Data extract:
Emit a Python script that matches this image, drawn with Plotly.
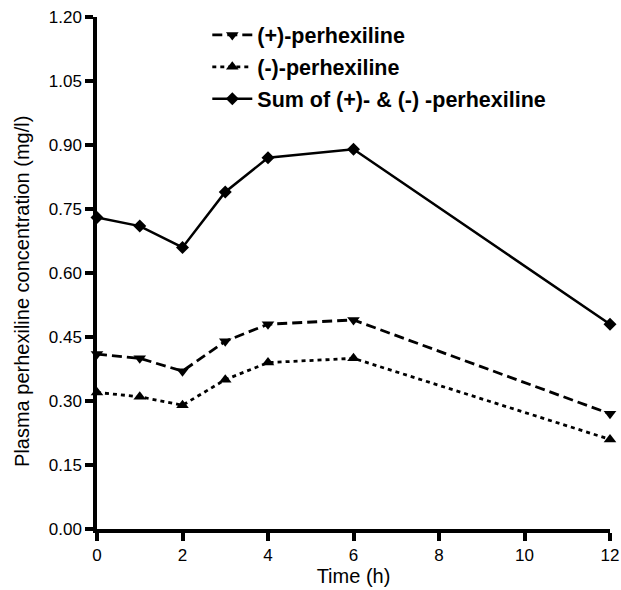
import plotly.graph_objects as go

time_h = [0, 1, 2, 3, 4, 6, 12]
plus_perhexiline = [0.41, 0.40, 0.37, 0.44, 0.48, 0.49, 0.27]
minus_perhexiline = [0.32, 0.31, 0.29, 0.35, 0.39, 0.40, 0.21]
sum_perhexiline = [0.73, 0.71, 0.66, 0.79, 0.87, 0.89, 0.48]

names = ["(+)-perhexiline", "(-)-perhexiline", "Sum of (+)- & (-) -perhexiline"]
x_ticks = [0, 2, 4, 6, 8, 10, 12]
y_ticks = [0.00, 0.15, 0.30, 0.45, 0.60, 0.75, 0.90, 1.05, 1.20]
y_title = "Plasma perhexiline concentration (mg/l)"
x_title = "Time (h)"

FONT = "Liberation Sans, Arial, Helvetica, sans-serif"

fig = go.Figure()
fig.add_trace(go.Scatter(
    x=time_h, y=plus_perhexiline, name=names[0], mode="lines+markers",
    line=dict(color="black", width=2.8, dash="10px,5px"),
    marker=dict(symbol="triangle-down", size=11, color="black"),
    cliponaxis=False, legendgroup="a"))
fig.add_trace(go.Scatter(
    x=time_h, y=minus_perhexiline, name=names[1], mode="lines+markers",
    line=dict(color="black", width=2.8, dash="4px,4px"),
    marker=dict(symbol="triangle-up", size=11, color="black"),
    cliponaxis=False, legendgroup="b"))
fig.add_trace(go.Scatter(
    x=time_h, y=sum_perhexiline, name=names[2], mode="lines+markers",
    line=dict(color="black", width=2.5),
    marker=dict(symbol="diamond", size=10, color="black"),
    cliponaxis=False, legendgroup="c"))

fig.update_layout(
    width=621, height=590,
    margin=dict(l=97, r=11, t=17, b=61),
    paper_bgcolor="white", plot_bgcolor="white",
    font=dict(family=FONT, size=17, color="black"),
    showlegend=True,
    legend=dict(
        x=0.215, y=1.005, xanchor="left", yanchor="top",
        bgcolor="rgba(0,0,0,0)",
        font=dict(family=FONT, size=21.5, color="black", weight="bold"),
        traceorder="grouped", tracegroupgap=1, itemwidth=40,
    ),
    annotations=[dict(
        text=y_title, textangle=-90, showarrow=False,
        xref="paper", yref="paper", x=0, y=0.463,
        xanchor="center", yanchor="middle", xshift=-75,
        font=dict(family=FONT, size=20, color="black"),
    )],
)
fig.update_xaxes(
    range=[0, 12], tickvals=x_ticks, ticktext=[str(v) for v in x_ticks],
    showgrid=False, zeroline=False, automargin=False,
    showline=True, linecolor="black", linewidth=3.5,
    ticks="outside", ticklen=8, tickwidth=3.5, tickcolor="black",
    tickfont=dict(size=17),
    title=dict(text=x_title, font=dict(size=20), standoff=4),
)
fig.update_yaxes(
    range=[0, 1.2], tickvals=y_ticks, ticktext=[f"{v:.2f}" for v in y_ticks],
    showgrid=False, zeroline=False, automargin=False,
    showline=True, linecolor="black", linewidth=3.5,
    ticks="outside", ticklen=8, tickwidth=3.5, tickcolor="black",
    tickfont=dict(size=17),
)

fig.write_html("out.html")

Task directions:
Write out again every line above exactly as given; the pictures do not belong in the copy.

Exercise output:
Emit a Python script that matches this image, drawn with Plotly.
import plotly.graph_objects as go

time_h = [0, 1, 2, 3, 4, 6, 12]
plus_perhexiline = [0.41, 0.40, 0.37, 0.44, 0.48, 0.49, 0.27]
minus_perhexiline = [0.32, 0.31, 0.29, 0.35, 0.39, 0.40, 0.21]
sum_perhexiline = [0.73, 0.71, 0.66, 0.79, 0.87, 0.89, 0.48]

names = ["(+)-perhexiline", "(-)-perhexiline", "Sum of (+)- & (-) -perhexiline"]
x_ticks = [0, 2, 4, 6, 8, 10, 12]
y_ticks = [0.00, 0.15, 0.30, 0.45, 0.60, 0.75, 0.90, 1.05, 1.20]
y_title = "Plasma perhexiline concentration (mg/l)"
x_title = "Time (h)"

FONT = "Liberation Sans, Arial, Helvetica, sans-serif"

fig = go.Figure()
fig.add_trace(go.Scatter(
    x=time_h, y=plus_perhexiline, name=names[0], mode="lines+markers",
    line=dict(color="black", width=2.8, dash="10px,5px"),
    marker=dict(symbol="triangle-down", size=11, color="black"),
    cliponaxis=False, legendgroup="a"))
fig.add_trace(go.Scatter(
    x=time_h, y=minus_perhexiline, name=names[1], mode="lines+markers",
    line=dict(color="black", width=2.8, dash="4px,4px"),
    marker=dict(symbol="triangle-up", size=11, color="black"),
    cliponaxis=False, legendgroup="b"))
fig.add_trace(go.Scatter(
    x=time_h, y=sum_perhexiline, name=names[2], mode="lines+markers",
    line=dict(color="black", width=2.5),
    marker=dict(symbol="diamond", size=10, color="black"),
    cliponaxis=False, legendgroup="c"))

fig.update_layout(
    width=621, height=590,
    margin=dict(l=97, r=11, t=17, b=61),
    paper_bgcolor="white", plot_bgcolor="white",
    font=dict(family=FONT, size=17, color="black"),
    showlegend=True,
    legend=dict(
        x=0.215, y=1.005, xanchor="left", yanchor="top",
        bgcolor="rgba(0,0,0,0)",
        font=dict(family=FONT, size=21.5, color="black", weight="bold"),
        traceorder="grouped", tracegroupgap=1, itemwidth=40,
    ),
    annotations=[dict(
        text=y_title, textangle=-90, showarrow=False,
        xref="paper", yref="paper", x=0, y=0.463,
        xanchor="center", yanchor="middle", xshift=-75,
        font=dict(family=FONT, size=20, color="black"),
    )],
)
fig.update_xaxes(
    range=[0, 12], tickvals=x_ticks, ticktext=[str(v) for v in x_ticks],
    showgrid=False, zeroline=False, automargin=False,
    showline=True, linecolor="black", linewidth=3.5,
    ticks="outside", ticklen=8, tickwidth=3.5, tickcolor="black",
    tickfont=dict(size=17),
    title=dict(text=x_title, font=dict(size=20), standoff=4),
)
fig.update_yaxes(
    range=[0, 1.2], tickvals=y_ticks, ticktext=[f"{v:.2f}" for v in y_ticks],
    showgrid=False, zeroline=False, automargin=False,
    showline=True, linecolor="black", linewidth=3.5,
    ticks="outside", ticklen=8, tickwidth=3.5, tickcolor="black",
    tickfont=dict(size=17),
)

fig.write_html("out.html")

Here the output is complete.